_TASK PROMPT_. Starting at the line that contains "Generate a Python" and stopping at the line that contains "from matplotlib.patches import", copy every line exactly, both ends included, without the pictures.

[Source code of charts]

..........

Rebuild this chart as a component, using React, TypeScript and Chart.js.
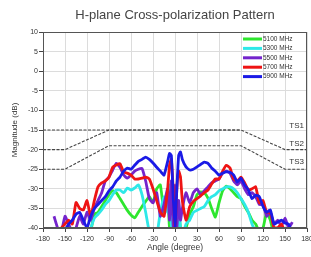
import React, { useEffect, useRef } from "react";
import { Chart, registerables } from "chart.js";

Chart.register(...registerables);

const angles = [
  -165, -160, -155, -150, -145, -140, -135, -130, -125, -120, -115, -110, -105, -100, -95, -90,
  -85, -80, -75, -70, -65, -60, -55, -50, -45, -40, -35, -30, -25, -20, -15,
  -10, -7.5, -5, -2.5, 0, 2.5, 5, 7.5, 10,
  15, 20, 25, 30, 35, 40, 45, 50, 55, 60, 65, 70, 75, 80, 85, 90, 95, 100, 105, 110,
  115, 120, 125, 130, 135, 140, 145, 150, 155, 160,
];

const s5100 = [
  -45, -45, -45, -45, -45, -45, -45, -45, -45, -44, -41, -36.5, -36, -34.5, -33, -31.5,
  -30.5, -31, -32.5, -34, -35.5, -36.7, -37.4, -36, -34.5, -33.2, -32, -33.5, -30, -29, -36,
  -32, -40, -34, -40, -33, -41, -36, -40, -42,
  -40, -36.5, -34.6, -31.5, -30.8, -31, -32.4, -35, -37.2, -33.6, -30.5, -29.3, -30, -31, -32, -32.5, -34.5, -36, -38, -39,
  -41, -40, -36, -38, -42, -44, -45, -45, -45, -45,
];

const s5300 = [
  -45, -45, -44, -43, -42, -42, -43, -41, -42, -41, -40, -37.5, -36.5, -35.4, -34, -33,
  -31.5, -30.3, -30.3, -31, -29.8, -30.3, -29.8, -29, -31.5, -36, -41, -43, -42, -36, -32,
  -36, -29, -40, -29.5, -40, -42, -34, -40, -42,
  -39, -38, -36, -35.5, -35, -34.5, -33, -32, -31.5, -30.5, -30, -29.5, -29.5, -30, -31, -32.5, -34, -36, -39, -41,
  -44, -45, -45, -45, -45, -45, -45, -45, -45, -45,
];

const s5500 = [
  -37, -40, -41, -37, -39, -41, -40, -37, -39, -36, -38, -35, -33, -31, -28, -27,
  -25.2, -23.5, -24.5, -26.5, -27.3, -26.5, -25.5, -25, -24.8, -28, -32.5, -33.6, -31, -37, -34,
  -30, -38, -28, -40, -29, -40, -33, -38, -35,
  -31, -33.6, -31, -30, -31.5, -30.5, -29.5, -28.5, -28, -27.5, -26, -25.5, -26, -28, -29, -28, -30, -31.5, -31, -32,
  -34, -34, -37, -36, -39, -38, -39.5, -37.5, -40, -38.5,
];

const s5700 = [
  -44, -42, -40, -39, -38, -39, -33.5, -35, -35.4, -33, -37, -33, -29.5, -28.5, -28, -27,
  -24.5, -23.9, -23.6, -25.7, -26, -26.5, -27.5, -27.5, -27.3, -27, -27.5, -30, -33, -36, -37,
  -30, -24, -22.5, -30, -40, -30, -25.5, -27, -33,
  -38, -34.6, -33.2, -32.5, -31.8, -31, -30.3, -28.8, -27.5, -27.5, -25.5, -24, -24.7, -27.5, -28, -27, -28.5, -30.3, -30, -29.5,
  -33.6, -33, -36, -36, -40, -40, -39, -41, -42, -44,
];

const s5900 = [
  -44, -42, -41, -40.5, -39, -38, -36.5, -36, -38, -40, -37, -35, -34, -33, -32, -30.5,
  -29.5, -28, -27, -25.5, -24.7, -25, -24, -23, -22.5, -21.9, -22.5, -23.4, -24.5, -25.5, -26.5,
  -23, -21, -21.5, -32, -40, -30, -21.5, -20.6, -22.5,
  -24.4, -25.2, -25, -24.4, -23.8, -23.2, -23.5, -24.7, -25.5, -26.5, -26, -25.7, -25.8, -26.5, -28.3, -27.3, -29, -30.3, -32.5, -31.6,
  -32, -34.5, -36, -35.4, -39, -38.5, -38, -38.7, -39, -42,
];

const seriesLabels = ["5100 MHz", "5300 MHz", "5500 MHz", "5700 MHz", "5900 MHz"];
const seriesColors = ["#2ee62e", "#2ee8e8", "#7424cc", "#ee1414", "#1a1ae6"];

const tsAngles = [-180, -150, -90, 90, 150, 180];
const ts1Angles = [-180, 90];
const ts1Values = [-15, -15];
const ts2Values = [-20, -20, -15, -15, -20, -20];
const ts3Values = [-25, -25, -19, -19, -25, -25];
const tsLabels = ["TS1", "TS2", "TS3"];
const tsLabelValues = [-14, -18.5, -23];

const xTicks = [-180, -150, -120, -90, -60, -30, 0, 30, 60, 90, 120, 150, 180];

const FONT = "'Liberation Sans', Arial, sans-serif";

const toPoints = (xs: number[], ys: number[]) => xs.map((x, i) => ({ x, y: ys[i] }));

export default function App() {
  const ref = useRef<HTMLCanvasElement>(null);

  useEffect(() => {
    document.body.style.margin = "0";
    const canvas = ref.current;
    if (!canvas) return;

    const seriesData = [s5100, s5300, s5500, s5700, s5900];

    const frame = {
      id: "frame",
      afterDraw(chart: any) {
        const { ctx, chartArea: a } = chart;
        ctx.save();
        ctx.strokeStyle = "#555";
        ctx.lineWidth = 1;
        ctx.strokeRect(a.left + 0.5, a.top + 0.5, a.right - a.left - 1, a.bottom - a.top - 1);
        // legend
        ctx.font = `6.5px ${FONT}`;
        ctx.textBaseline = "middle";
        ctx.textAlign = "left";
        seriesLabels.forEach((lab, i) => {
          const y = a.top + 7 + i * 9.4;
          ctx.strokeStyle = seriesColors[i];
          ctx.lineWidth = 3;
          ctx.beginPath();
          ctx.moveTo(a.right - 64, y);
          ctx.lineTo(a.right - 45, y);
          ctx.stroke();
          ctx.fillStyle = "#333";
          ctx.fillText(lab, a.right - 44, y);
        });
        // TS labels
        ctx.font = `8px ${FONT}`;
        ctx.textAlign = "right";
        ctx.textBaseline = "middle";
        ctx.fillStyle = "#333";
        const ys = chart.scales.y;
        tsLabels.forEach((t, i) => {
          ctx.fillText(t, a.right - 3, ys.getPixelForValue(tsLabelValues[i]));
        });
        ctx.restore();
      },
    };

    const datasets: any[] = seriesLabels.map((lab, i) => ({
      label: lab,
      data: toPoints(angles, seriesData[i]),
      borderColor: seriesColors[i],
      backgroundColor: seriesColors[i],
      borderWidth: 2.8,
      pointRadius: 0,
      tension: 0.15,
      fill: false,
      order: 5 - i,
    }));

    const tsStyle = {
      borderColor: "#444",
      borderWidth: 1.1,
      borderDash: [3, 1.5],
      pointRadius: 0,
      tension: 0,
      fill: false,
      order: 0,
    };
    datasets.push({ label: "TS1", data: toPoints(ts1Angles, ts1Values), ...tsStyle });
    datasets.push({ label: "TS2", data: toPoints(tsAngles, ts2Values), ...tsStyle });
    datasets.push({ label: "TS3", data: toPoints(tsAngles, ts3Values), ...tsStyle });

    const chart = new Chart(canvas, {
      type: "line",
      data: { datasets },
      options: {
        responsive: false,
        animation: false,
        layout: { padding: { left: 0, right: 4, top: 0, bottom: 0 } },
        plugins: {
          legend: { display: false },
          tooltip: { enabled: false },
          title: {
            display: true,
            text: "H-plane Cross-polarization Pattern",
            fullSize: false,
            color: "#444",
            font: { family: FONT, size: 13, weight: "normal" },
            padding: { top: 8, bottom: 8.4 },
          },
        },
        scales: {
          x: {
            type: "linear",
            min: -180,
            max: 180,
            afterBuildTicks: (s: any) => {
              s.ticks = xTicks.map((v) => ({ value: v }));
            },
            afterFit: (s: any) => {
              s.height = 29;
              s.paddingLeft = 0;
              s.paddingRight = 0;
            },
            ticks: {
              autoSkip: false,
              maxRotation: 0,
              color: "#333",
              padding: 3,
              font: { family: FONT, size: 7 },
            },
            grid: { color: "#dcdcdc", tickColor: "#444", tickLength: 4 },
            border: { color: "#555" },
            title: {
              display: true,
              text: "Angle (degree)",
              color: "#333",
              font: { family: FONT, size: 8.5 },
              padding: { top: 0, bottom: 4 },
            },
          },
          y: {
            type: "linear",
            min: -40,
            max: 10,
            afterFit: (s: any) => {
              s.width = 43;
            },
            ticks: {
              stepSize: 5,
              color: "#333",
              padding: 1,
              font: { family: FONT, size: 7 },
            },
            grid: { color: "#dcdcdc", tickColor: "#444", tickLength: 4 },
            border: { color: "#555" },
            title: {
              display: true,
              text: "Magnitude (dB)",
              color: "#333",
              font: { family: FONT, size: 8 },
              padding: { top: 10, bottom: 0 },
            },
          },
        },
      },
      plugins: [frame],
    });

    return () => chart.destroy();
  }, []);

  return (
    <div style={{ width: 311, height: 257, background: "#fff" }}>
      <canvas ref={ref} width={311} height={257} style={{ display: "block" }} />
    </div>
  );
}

..........

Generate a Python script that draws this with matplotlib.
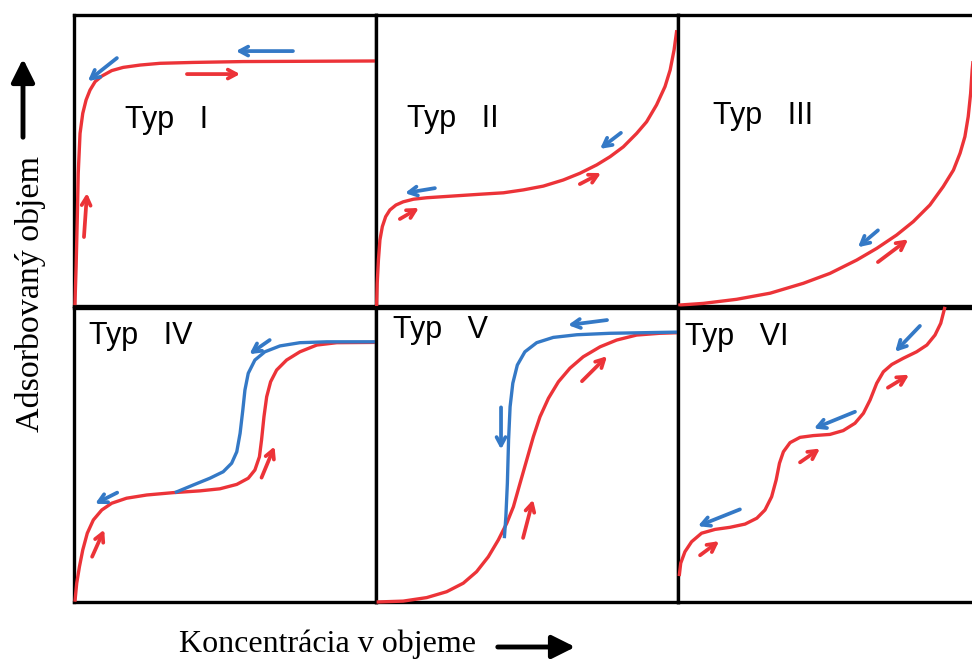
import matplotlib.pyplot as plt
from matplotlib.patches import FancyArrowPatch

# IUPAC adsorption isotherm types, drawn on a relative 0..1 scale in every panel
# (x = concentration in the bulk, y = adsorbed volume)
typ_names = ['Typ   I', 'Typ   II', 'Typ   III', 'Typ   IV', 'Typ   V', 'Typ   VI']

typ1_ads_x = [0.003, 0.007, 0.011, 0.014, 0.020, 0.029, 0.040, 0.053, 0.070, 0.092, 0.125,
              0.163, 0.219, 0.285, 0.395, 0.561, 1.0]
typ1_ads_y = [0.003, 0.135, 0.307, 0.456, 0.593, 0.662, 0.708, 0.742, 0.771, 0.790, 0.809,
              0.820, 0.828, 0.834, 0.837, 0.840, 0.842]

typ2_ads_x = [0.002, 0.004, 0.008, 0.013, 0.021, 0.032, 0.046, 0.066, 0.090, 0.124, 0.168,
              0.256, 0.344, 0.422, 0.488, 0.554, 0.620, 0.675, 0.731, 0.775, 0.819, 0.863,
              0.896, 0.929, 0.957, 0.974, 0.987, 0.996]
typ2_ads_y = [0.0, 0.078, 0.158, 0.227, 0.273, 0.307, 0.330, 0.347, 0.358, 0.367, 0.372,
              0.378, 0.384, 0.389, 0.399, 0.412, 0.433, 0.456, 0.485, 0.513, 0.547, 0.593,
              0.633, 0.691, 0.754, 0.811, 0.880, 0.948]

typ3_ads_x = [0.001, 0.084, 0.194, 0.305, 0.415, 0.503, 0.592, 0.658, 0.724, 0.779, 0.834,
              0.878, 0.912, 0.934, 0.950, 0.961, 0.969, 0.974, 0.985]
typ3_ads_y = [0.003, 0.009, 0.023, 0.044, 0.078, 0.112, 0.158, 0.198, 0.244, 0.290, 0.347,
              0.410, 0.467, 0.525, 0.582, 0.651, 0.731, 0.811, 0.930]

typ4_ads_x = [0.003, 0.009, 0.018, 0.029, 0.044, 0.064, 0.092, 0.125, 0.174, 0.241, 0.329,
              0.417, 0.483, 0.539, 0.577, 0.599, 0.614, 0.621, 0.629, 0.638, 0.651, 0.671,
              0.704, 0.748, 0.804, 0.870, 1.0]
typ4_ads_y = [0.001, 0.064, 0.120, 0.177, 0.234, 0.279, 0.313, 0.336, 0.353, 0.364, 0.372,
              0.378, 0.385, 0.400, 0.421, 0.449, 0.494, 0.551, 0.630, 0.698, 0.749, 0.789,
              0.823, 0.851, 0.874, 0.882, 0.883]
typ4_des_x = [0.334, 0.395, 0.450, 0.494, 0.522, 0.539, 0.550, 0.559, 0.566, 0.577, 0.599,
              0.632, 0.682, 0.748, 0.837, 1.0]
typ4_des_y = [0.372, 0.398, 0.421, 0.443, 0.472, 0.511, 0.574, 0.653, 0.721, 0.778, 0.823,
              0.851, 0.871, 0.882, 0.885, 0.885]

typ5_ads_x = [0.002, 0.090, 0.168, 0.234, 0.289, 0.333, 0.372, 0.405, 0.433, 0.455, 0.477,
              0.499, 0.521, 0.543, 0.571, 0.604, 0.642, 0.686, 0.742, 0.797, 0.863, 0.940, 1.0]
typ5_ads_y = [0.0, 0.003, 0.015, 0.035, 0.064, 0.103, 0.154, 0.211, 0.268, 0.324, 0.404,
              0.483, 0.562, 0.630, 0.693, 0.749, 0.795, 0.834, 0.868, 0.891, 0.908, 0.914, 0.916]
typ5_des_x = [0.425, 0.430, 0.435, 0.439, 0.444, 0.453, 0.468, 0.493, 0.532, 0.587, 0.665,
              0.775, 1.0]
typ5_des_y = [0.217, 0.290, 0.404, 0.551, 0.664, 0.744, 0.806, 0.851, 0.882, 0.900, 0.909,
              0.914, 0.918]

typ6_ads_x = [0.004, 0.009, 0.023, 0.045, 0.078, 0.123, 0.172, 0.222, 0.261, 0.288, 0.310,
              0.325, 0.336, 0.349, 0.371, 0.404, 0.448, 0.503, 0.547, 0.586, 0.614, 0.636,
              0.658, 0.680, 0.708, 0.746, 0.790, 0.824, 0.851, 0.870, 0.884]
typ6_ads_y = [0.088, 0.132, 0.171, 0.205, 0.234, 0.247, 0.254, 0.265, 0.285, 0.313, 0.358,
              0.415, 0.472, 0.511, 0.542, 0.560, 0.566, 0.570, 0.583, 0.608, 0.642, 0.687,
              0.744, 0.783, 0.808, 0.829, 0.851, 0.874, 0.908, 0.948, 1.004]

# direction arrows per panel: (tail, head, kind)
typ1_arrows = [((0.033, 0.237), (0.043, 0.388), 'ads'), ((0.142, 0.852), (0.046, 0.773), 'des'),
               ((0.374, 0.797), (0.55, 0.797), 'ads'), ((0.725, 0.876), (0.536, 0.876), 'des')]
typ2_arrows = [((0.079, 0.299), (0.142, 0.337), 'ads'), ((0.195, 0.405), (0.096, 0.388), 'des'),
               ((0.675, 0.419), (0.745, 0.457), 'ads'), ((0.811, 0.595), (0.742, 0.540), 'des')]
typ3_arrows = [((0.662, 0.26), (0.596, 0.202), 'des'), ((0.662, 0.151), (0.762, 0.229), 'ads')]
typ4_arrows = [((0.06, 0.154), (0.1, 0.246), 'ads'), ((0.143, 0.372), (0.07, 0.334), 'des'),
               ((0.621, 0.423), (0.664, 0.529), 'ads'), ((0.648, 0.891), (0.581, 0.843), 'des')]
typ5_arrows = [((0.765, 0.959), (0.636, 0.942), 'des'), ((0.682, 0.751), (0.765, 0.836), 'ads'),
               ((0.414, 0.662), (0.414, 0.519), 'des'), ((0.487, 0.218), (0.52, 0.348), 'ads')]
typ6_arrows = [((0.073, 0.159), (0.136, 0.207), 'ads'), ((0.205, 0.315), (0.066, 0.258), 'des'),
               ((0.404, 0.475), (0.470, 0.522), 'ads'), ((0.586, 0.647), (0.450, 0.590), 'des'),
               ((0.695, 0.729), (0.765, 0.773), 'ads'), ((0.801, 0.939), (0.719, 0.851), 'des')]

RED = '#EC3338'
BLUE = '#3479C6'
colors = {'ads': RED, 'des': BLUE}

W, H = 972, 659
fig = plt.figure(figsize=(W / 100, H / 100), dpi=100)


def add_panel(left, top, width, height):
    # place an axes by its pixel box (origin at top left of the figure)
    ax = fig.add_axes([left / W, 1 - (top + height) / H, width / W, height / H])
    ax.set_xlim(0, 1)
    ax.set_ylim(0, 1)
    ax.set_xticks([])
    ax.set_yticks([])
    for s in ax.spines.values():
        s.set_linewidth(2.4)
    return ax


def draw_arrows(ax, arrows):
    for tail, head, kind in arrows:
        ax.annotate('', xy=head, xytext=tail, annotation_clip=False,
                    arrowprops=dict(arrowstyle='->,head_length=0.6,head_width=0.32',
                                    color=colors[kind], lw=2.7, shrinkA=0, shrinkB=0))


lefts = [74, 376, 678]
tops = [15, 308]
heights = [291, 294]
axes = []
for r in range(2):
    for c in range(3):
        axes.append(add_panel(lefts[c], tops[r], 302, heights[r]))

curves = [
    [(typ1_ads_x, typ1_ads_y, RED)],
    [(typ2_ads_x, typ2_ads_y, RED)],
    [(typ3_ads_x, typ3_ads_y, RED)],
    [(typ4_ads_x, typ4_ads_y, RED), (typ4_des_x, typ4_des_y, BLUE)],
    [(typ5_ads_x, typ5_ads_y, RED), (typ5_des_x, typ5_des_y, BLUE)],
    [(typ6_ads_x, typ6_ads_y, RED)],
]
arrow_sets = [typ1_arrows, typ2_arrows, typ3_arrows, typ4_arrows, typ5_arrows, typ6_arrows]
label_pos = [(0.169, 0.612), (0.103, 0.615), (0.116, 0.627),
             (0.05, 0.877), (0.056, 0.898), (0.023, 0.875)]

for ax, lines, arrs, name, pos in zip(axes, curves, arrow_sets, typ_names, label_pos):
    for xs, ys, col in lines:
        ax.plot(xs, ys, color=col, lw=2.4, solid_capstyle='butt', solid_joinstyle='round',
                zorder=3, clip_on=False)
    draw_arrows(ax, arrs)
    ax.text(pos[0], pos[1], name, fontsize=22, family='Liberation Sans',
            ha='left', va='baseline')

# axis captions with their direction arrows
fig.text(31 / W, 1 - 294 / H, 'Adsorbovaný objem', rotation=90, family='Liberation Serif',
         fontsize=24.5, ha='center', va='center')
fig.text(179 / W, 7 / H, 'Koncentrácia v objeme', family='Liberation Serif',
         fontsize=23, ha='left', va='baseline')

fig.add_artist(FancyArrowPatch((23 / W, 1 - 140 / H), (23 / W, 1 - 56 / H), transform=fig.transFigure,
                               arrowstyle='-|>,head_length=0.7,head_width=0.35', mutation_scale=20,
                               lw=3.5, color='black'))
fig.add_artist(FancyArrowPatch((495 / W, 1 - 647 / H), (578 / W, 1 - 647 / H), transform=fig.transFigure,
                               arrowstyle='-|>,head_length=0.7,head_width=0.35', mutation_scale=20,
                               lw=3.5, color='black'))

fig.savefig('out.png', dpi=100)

..........

_REPLY TO THE EXERCISE_.
Generate a Python script that draws this with matplotlib.
import matplotlib.pyplot as plt
from matplotlib.patches import FancyArrowPatch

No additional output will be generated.